_Directions_
Copy each line of the data below exactly, leaving out pictures.

_Stored data_
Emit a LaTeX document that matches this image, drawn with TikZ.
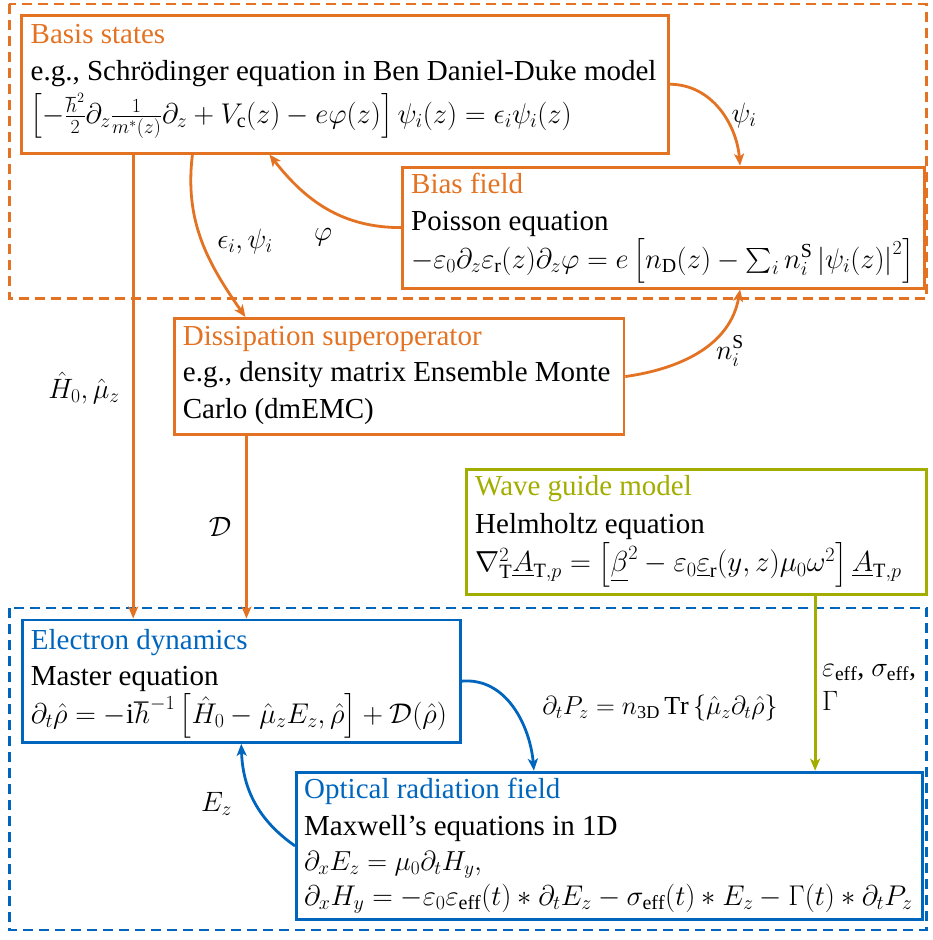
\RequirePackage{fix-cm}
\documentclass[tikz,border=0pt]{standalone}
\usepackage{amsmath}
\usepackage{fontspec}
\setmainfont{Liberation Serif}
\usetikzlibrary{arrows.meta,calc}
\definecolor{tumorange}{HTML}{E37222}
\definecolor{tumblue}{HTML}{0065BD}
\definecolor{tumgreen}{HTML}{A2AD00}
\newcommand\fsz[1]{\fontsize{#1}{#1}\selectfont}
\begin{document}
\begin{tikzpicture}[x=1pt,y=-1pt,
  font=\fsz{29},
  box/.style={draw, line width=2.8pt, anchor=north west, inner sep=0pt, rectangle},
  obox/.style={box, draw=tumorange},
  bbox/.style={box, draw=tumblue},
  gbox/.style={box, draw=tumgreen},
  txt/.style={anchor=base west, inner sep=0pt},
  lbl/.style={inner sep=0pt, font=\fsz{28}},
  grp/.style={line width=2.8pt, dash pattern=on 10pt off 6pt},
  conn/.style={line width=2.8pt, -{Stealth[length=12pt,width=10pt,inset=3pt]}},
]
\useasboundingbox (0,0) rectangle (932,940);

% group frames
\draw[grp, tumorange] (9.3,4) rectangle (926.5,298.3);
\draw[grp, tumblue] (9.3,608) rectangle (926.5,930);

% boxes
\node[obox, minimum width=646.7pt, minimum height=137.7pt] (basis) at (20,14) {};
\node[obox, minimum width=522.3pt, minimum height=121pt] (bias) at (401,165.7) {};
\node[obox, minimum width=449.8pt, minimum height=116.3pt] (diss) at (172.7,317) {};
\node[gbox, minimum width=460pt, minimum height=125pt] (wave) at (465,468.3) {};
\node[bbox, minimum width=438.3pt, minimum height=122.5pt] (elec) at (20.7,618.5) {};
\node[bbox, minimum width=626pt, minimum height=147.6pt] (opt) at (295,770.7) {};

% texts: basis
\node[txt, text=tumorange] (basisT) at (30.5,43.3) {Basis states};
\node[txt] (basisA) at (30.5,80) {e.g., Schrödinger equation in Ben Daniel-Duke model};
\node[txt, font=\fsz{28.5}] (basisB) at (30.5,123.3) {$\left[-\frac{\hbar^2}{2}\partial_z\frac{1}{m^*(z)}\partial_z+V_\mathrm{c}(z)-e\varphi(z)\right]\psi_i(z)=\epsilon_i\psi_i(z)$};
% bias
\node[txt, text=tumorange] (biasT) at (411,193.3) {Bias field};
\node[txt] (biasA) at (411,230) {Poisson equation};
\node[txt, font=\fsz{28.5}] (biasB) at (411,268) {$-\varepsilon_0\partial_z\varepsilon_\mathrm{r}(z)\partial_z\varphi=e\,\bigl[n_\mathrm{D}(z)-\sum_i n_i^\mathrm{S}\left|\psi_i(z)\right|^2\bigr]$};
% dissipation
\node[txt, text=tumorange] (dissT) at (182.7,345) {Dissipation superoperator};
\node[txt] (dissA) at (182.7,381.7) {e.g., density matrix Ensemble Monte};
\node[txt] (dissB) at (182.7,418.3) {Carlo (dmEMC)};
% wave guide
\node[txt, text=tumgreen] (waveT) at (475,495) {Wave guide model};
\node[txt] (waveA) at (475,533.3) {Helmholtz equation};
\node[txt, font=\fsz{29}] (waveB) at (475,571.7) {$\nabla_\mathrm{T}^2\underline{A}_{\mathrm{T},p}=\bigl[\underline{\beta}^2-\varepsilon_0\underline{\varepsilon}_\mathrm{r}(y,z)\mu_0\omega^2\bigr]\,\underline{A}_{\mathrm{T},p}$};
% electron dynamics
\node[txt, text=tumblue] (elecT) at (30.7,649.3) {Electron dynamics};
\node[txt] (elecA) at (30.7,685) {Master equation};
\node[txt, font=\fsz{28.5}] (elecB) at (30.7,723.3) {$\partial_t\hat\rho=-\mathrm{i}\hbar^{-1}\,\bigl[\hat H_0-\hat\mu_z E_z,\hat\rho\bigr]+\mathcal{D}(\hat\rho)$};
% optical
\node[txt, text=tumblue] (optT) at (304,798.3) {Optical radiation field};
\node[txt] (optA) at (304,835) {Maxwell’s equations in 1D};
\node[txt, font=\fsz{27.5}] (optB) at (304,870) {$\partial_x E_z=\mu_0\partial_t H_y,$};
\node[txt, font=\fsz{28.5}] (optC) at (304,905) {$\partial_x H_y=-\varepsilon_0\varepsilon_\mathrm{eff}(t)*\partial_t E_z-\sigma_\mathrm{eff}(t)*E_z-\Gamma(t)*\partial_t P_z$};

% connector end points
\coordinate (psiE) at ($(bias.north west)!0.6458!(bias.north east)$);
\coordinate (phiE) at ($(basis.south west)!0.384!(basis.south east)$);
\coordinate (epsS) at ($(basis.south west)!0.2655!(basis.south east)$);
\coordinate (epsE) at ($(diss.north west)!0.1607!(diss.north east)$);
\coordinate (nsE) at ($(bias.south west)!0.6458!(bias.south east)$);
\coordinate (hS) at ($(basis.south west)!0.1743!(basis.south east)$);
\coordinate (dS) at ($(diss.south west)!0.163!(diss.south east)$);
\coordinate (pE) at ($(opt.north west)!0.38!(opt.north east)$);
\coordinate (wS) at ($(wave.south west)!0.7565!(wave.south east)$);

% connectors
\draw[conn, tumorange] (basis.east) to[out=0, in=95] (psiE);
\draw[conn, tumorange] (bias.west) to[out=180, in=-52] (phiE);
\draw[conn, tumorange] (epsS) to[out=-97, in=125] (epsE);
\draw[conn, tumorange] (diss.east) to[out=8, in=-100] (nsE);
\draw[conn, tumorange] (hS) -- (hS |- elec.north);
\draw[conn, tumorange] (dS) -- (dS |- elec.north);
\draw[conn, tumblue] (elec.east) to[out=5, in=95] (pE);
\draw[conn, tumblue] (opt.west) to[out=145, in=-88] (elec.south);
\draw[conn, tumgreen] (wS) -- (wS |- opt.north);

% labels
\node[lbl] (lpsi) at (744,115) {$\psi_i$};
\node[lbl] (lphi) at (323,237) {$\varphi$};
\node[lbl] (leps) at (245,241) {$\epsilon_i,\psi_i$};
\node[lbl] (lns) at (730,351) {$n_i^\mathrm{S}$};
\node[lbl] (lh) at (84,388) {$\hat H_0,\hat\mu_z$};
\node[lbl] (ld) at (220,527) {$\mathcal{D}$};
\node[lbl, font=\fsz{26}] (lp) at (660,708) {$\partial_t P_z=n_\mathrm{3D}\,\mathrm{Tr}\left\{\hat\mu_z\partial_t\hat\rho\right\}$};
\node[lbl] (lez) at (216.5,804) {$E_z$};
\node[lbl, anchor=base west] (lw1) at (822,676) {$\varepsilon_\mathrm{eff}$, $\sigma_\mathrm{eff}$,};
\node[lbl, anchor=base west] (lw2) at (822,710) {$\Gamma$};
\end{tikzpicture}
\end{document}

_Correct answer_
Emit a LaTeX document that matches this image, drawn with TikZ.
\RequirePackage{fix-cm}
\documentclass[tikz,border=0pt]{standalone}
\usepackage{amsmath}
\usepackage{fontspec}
\setmainfont{Liberation Serif}
\usetikzlibrary{arrows.meta,calc}
\definecolor{tumorange}{HTML}{E37222}
\definecolor{tumblue}{HTML}{0065BD}
\definecolor{tumgreen}{HTML}{A2AD00}
\newcommand\fsz[1]{\fontsize{#1}{#1}\selectfont}
\begin{document}
\begin{tikzpicture}[x=1pt,y=-1pt,
  font=\fsz{29},
  box/.style={draw, line width=2.8pt, anchor=north west, inner sep=0pt, rectangle},
  obox/.style={box, draw=tumorange},
  bbox/.style={box, draw=tumblue},
  gbox/.style={box, draw=tumgreen},
  txt/.style={anchor=base west, inner sep=0pt},
  lbl/.style={inner sep=0pt, font=\fsz{28}},
  grp/.style={line width=2.8pt, dash pattern=on 10pt off 6pt},
  conn/.style={line width=2.8pt, -{Stealth[length=12pt,width=10pt,inset=3pt]}},
]
\useasboundingbox (0,0) rectangle (932,940);

% group frames
\draw[grp, tumorange] (9.3,4) rectangle (926.5,298.3);
\draw[grp, tumblue] (9.3,608) rectangle (926.5,930);

% boxes
\node[obox, minimum width=646.7pt, minimum height=137.7pt] (basis) at (20,14) {};
\node[obox, minimum width=522.3pt, minimum height=121pt] (bias) at (401,165.7) {};
\node[obox, minimum width=449.8pt, minimum height=116.3pt] (diss) at (172.7,317) {};
\node[gbox, minimum width=460pt, minimum height=125pt] (wave) at (465,468.3) {};
\node[bbox, minimum width=438.3pt, minimum height=122.5pt] (elec) at (20.7,618.5) {};
\node[bbox, minimum width=626pt, minimum height=147.6pt] (opt) at (295,770.7) {};

% texts: basis
\node[txt, text=tumorange] (basisT) at (30.5,43.3) {Basis states};
\node[txt] (basisA) at (30.5,80) {e.g., Schrödinger equation in Ben Daniel-Duke model};
\node[txt, font=\fsz{28.5}] (basisB) at (30.5,123.3) {$\left[-\frac{\hbar^2}{2}\partial_z\frac{1}{m^*(z)}\partial_z+V_\mathrm{c}(z)-e\varphi(z)\right]\psi_i(z)=\epsilon_i\psi_i(z)$};
% bias
\node[txt, text=tumorange] (biasT) at (411,193.3) {Bias field};
\node[txt] (biasA) at (411,230) {Poisson equation};
\node[txt, font=\fsz{28.5}] (biasB) at (411,268) {$-\varepsilon_0\partial_z\varepsilon_\mathrm{r}(z)\partial_z\varphi=e\,\bigl[n_\mathrm{D}(z)-\sum_i n_i^\mathrm{S}\left|\psi_i(z)\right|^2\bigr]$};
% dissipation
\node[txt, text=tumorange] (dissT) at (182.7,345) {Dissipation superoperator};
\node[txt] (dissA) at (182.7,381.7) {e.g., density matrix Ensemble Monte};
\node[txt] (dissB) at (182.7,418.3) {Carlo (dmEMC)};
% wave guide
\node[txt, text=tumgreen] (waveT) at (475,495) {Wave guide model};
\node[txt] (waveA) at (475,533.3) {Helmholtz equation};
\node[txt, font=\fsz{29}] (waveB) at (475,571.7) {$\nabla_\mathrm{T}^2\underline{A}_{\mathrm{T},p}=\bigl[\underline{\beta}^2-\varepsilon_0\underline{\varepsilon}_\mathrm{r}(y,z)\mu_0\omega^2\bigr]\,\underline{A}_{\mathrm{T},p}$};
% electron dynamics
\node[txt, text=tumblue] (elecT) at (30.7,649.3) {Electron dynamics};
\node[txt] (elecA) at (30.7,685) {Master equation};
\node[txt, font=\fsz{28.5}] (elecB) at (30.7,723.3) {$\partial_t\hat\rho=-\mathrm{i}\hbar^{-1}\,\bigl[\hat H_0-\hat\mu_z E_z,\hat\rho\bigr]+\mathcal{D}(\hat\rho)$};
% optical
\node[txt, text=tumblue] (optT) at (304,798.3) {Optical radiation field};
\node[txt] (optA) at (304,835) {Maxwell’s equations in 1D};
\node[txt, font=\fsz{27.5}] (optB) at (304,870) {$\partial_x E_z=\mu_0\partial_t H_y,$};
\node[txt, font=\fsz{28.5}] (optC) at (304,905) {$\partial_x H_y=-\varepsilon_0\varepsilon_\mathrm{eff}(t)*\partial_t E_z-\sigma_\mathrm{eff}(t)*E_z-\Gamma(t)*\partial_t P_z$};

% connector end points
\coordinate (psiE) at ($(bias.north west)!0.6458!(bias.north east)$);
\coordinate (phiE) at ($(basis.south west)!0.384!(basis.south east)$);
\coordinate (epsS) at ($(basis.south west)!0.2655!(basis.south east)$);
\coordinate (epsE) at ($(diss.north west)!0.1607!(diss.north east)$);
\coordinate (nsE) at ($(bias.south west)!0.6458!(bias.south east)$);
\coordinate (hS) at ($(basis.south west)!0.1743!(basis.south east)$);
\coordinate (dS) at ($(diss.south west)!0.163!(diss.south east)$);
\coordinate (pE) at ($(opt.north west)!0.38!(opt.north east)$);
\coordinate (wS) at ($(wave.south west)!0.7565!(wave.south east)$);

% connectors
\draw[conn, tumorange] (basis.east) to[out=0, in=95] (psiE);
\draw[conn, tumorange] (bias.west) to[out=180, in=-52] (phiE);
\draw[conn, tumorange] (epsS) to[out=-97, in=125] (epsE);
\draw[conn, tumorange] (diss.east) to[out=8, in=-100] (nsE);
\draw[conn, tumorange] (hS) -- (hS |- elec.north);
\draw[conn, tumorange] (dS) -- (dS |- elec.north);
\draw[conn, tumblue] (elec.east) to[out=5, in=95] (pE);
\draw[conn, tumblue] (opt.west) to[out=145, in=-88] (elec.south);
\draw[conn, tumgreen] (wS) -- (wS |- opt.north);

% labels
\node[lbl] (lpsi) at (744,115) {$\psi_i$};
\node[lbl] (lphi) at (323,237) {$\varphi$};
\node[lbl] (leps) at (245,241) {$\epsilon_i,\psi_i$};
\node[lbl] (lns) at (730,351) {$n_i^\mathrm{S}$};
\node[lbl] (lh) at (84,388) {$\hat H_0,\hat\mu_z$};
\node[lbl] (ld) at (220,527) {$\mathcal{D}$};
\node[lbl, font=\fsz{26}] (lp) at (660,708) {$\partial_t P_z=n_\mathrm{3D}\,\mathrm{Tr}\left\{\hat\mu_z\partial_t\hat\rho\right\}$};
\node[lbl] (lez) at (216.5,804) {$E_z$};
\node[lbl, anchor=base west] (lw1) at (822,676) {$\varepsilon_\mathrm{eff}$, $\sigma_\mathrm{eff}$,};
\node[lbl, anchor=base west] (lw2) at (822,710) {$\Gamma$};
\end{tikzpicture}
\end{document}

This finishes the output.